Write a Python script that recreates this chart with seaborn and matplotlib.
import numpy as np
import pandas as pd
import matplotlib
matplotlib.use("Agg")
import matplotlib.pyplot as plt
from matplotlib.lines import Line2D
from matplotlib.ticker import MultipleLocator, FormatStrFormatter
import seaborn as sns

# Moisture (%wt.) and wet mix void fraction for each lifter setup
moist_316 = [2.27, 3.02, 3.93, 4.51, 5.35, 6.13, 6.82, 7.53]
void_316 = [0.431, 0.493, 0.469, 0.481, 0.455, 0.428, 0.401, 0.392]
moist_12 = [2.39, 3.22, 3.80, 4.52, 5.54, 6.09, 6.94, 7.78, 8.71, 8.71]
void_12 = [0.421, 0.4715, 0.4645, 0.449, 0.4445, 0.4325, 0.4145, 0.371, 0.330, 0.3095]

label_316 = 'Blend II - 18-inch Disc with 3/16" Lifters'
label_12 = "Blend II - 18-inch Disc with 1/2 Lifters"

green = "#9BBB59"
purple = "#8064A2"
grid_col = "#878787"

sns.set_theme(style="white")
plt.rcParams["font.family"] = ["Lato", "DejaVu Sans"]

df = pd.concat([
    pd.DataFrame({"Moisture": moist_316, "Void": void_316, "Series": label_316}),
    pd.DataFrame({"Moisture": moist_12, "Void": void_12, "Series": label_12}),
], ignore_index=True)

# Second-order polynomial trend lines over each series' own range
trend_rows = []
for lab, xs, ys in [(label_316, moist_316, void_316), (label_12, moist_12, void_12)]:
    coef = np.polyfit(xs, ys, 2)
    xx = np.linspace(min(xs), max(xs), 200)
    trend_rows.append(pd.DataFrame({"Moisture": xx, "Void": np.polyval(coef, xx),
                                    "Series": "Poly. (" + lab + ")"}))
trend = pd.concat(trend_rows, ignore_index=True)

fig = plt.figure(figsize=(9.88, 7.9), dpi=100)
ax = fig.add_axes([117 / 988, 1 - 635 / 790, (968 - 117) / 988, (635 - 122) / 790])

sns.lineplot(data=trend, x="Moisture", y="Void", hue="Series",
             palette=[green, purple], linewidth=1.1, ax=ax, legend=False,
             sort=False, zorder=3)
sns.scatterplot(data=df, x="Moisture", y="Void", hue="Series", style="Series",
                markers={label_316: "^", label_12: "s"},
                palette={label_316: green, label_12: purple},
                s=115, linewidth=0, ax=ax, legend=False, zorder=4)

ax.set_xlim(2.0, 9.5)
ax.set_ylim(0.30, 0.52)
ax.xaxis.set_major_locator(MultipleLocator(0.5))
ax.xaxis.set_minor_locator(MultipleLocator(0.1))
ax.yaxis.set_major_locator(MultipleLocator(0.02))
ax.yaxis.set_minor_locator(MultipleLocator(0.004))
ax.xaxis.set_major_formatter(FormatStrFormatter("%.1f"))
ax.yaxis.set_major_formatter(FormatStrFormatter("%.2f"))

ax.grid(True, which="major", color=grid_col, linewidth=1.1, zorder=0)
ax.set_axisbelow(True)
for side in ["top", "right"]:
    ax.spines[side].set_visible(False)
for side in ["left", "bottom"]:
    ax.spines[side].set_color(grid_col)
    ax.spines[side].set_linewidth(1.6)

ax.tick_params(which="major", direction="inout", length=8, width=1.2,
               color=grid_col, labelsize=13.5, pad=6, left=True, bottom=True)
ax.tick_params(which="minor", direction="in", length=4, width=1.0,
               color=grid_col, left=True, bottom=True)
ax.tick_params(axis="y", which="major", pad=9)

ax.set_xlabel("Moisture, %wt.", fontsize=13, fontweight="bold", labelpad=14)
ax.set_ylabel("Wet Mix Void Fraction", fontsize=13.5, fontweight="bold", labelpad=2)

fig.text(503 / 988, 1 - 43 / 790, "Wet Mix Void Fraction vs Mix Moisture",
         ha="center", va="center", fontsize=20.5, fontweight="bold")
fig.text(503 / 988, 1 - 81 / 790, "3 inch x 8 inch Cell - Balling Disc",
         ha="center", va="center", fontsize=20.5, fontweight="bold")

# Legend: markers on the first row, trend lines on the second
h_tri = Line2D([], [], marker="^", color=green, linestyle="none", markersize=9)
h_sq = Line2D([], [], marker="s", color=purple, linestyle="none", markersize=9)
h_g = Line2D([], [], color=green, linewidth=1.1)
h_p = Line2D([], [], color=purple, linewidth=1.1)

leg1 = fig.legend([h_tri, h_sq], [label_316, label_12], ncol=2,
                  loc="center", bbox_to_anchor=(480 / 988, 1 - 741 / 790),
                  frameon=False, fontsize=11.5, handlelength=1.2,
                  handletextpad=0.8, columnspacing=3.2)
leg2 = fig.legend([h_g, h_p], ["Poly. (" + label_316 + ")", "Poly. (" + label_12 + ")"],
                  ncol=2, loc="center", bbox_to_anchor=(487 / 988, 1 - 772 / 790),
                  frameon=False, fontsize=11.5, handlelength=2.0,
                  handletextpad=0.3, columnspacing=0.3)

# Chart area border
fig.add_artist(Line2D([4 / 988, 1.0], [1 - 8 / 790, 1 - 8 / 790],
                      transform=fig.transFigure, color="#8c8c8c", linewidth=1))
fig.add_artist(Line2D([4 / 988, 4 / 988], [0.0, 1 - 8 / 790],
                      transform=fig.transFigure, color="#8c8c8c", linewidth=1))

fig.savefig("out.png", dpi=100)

--

Aim =
Quote each line of the listing above exactly.

Exercise output =
Write a Python script that recreates this chart with seaborn and matplotlib.
import numpy as np
import pandas as pd
import matplotlib
matplotlib.use("Agg")
import matplotlib.pyplot as plt
from matplotlib.lines import Line2D
from matplotlib.ticker import MultipleLocator, FormatStrFormatter
import seaborn as sns

# Moisture (%wt.) and wet mix void fraction for each lifter setup
moist_316 = [2.27, 3.02, 3.93, 4.51, 5.35, 6.13, 6.82, 7.53]
void_316 = [0.431, 0.493, 0.469, 0.481, 0.455, 0.428, 0.401, 0.392]
moist_12 = [2.39, 3.22, 3.80, 4.52, 5.54, 6.09, 6.94, 7.78, 8.71, 8.71]
void_12 = [0.421, 0.4715, 0.4645, 0.449, 0.4445, 0.4325, 0.4145, 0.371, 0.330, 0.3095]

label_316 = 'Blend II - 18-inch Disc with 3/16" Lifters'
label_12 = "Blend II - 18-inch Disc with 1/2 Lifters"

green = "#9BBB59"
purple = "#8064A2"
grid_col = "#878787"

sns.set_theme(style="white")
plt.rcParams["font.family"] = ["Lato", "DejaVu Sans"]

df = pd.concat([
    pd.DataFrame({"Moisture": moist_316, "Void": void_316, "Series": label_316}),
    pd.DataFrame({"Moisture": moist_12, "Void": void_12, "Series": label_12}),
], ignore_index=True)

# Second-order polynomial trend lines over each series' own range
trend_rows = []
for lab, xs, ys in [(label_316, moist_316, void_316), (label_12, moist_12, void_12)]:
    coef = np.polyfit(xs, ys, 2)
    xx = np.linspace(min(xs), max(xs), 200)
    trend_rows.append(pd.DataFrame({"Moisture": xx, "Void": np.polyval(coef, xx),
                                    "Series": "Poly. (" + lab + ")"}))
trend = pd.concat(trend_rows, ignore_index=True)

fig = plt.figure(figsize=(9.88, 7.9), dpi=100)
ax = fig.add_axes([117 / 988, 1 - 635 / 790, (968 - 117) / 988, (635 - 122) / 790])

sns.lineplot(data=trend, x="Moisture", y="Void", hue="Series",
             palette=[green, purple], linewidth=1.1, ax=ax, legend=False,
             sort=False, zorder=3)
sns.scatterplot(data=df, x="Moisture", y="Void", hue="Series", style="Series",
                markers={label_316: "^", label_12: "s"},
                palette={label_316: green, label_12: purple},
                s=115, linewidth=0, ax=ax, legend=False, zorder=4)

ax.set_xlim(2.0, 9.5)
ax.set_ylim(0.30, 0.52)
ax.xaxis.set_major_locator(MultipleLocator(0.5))
ax.xaxis.set_minor_locator(MultipleLocator(0.1))
ax.yaxis.set_major_locator(MultipleLocator(0.02))
ax.yaxis.set_minor_locator(MultipleLocator(0.004))
ax.xaxis.set_major_formatter(FormatStrFormatter("%.1f"))
ax.yaxis.set_major_formatter(FormatStrFormatter("%.2f"))

ax.grid(True, which="major", color=grid_col, linewidth=1.1, zorder=0)
ax.set_axisbelow(True)
for side in ["top", "right"]:
    ax.spines[side].set_visible(False)
for side in ["left", "bottom"]:
    ax.spines[side].set_color(grid_col)
    ax.spines[side].set_linewidth(1.6)

ax.tick_params(which="major", direction="inout", length=8, width=1.2,
               color=grid_col, labelsize=13.5, pad=6, left=True, bottom=True)
ax.tick_params(which="minor", direction="in", length=4, width=1.0,
               color=grid_col, left=True, bottom=True)
ax.tick_params(axis="y", which="major", pad=9)

ax.set_xlabel("Moisture, %wt.", fontsize=13, fontweight="bold", labelpad=14)
ax.set_ylabel("Wet Mix Void Fraction", fontsize=13.5, fontweight="bold", labelpad=2)

fig.text(503 / 988, 1 - 43 / 790, "Wet Mix Void Fraction vs Mix Moisture",
         ha="center", va="center", fontsize=20.5, fontweight="bold")
fig.text(503 / 988, 1 - 81 / 790, "3 inch x 8 inch Cell - Balling Disc",
         ha="center", va="center", fontsize=20.5, fontweight="bold")

# Legend: markers on the first row, trend lines on the second
h_tri = Line2D([], [], marker="^", color=green, linestyle="none", markersize=9)
h_sq = Line2D([], [], marker="s", color=purple, linestyle="none", markersize=9)
h_g = Line2D([], [], color=green, linewidth=1.1)
h_p = Line2D([], [], color=purple, linewidth=1.1)

leg1 = fig.legend([h_tri, h_sq], [label_316, label_12], ncol=2,
                  loc="center", bbox_to_anchor=(480 / 988, 1 - 741 / 790),
                  frameon=False, fontsize=11.5, handlelength=1.2,
                  handletextpad=0.8, columnspacing=3.2)
leg2 = fig.legend([h_g, h_p], ["Poly. (" + label_316 + ")", "Poly. (" + label_12 + ")"],
                  ncol=2, loc="center", bbox_to_anchor=(487 / 988, 1 - 772 / 790),
                  frameon=False, fontsize=11.5, handlelength=2.0,
                  handletextpad=0.3, columnspacing=0.3)

# Chart area border
fig.add_artist(Line2D([4 / 988, 1.0], [1 - 8 / 790, 1 - 8 / 790],
                      transform=fig.transFigure, color="#8c8c8c", linewidth=1))
fig.add_artist(Line2D([4 / 988, 4 / 988], [0.0, 1 - 8 / 790],
                      transform=fig.transFigure, color="#8c8c8c", linewidth=1))

fig.savefig("out.png", dpi=100)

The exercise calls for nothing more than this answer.